Mid-Gen Prices Are Rising, Not Falling

Consoles used to get cheaper halfway through a generation. Instead, we’re staring at a $900 PS5 Pro, a $650 disc-based PS5, and an Xbox Series X that now climbs to $650 if you want an optical drive. That’s not a blip. It’s a reversal of the basic console contract that made this hobby grow.

For decades, the rhythm was simple: launch at a premium, cut costs as components got cheaper, expand the audience, then reset with a new box. Prices fell while libraries swelled, and the bulk of sales landed in the back half. That loop broke this generation, thanks to a messy mix of policy shifts, AI-hungry data centers chasing the same chips, and old-fashioned pricing power from platform holders.

Microsoft raised hardware prices twice last year. The “more affordable” Xbox Series S now starts at $400, while the disc-less Series X sits at $600 and the model with a Blu-ray drive hits $650. Sony followed a similar path. The PS5 now starts at $600 for the all-digital unit, climbs to $650 with a drive, and tops out at $900 with PS5 Pro. None of this is normal for year four of a generation.

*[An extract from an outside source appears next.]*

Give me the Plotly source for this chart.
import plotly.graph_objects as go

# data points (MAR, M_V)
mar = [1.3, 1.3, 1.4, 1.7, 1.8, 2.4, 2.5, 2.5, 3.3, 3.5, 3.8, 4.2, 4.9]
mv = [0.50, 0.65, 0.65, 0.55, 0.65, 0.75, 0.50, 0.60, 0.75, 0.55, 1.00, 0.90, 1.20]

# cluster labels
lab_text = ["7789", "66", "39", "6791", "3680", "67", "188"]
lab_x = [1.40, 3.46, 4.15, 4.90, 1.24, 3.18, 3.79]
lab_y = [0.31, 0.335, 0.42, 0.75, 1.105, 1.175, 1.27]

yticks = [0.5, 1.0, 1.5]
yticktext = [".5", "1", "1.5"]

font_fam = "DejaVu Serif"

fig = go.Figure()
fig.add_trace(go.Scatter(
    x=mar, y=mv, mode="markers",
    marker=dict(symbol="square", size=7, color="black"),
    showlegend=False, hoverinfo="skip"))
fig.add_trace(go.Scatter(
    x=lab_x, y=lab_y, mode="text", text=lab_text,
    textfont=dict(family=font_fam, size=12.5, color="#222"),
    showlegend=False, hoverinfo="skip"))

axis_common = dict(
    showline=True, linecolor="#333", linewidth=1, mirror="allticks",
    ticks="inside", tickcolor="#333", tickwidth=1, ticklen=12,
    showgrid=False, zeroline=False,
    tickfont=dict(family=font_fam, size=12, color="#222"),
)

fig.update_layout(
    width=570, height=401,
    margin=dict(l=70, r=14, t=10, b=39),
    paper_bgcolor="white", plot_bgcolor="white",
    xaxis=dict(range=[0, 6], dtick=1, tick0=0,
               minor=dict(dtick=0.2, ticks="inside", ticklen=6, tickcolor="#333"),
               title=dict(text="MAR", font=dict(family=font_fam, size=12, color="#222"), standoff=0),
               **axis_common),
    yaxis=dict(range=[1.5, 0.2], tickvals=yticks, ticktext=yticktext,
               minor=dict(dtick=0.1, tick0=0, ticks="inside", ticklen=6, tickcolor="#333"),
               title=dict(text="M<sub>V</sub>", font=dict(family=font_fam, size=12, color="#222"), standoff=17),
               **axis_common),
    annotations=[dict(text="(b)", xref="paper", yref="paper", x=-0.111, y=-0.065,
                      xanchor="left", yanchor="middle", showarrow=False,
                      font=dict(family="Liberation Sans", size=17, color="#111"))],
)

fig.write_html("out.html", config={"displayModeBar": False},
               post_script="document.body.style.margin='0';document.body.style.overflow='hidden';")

Nintendo isn’t escaping this trend either. The new Switch successor launches at $450, even as the original Switch’s $300 debut would be roughly $400 in today’s dollars. PC players don’t get a break: GPU prices are trending up, and tighter supplies of storage and RAM push builds higher still. Wherever you look, the entry fee keeps rising.

Why This Squeeze Matters

Families used to tell excited kids, “Wait for the price to drop.” That safety valve is gone. When the baseline is $600, the question becomes simple: who’s joining the hobby next? Many parents will prioritize a phone, not a console, because a phone feels like a need, not a want.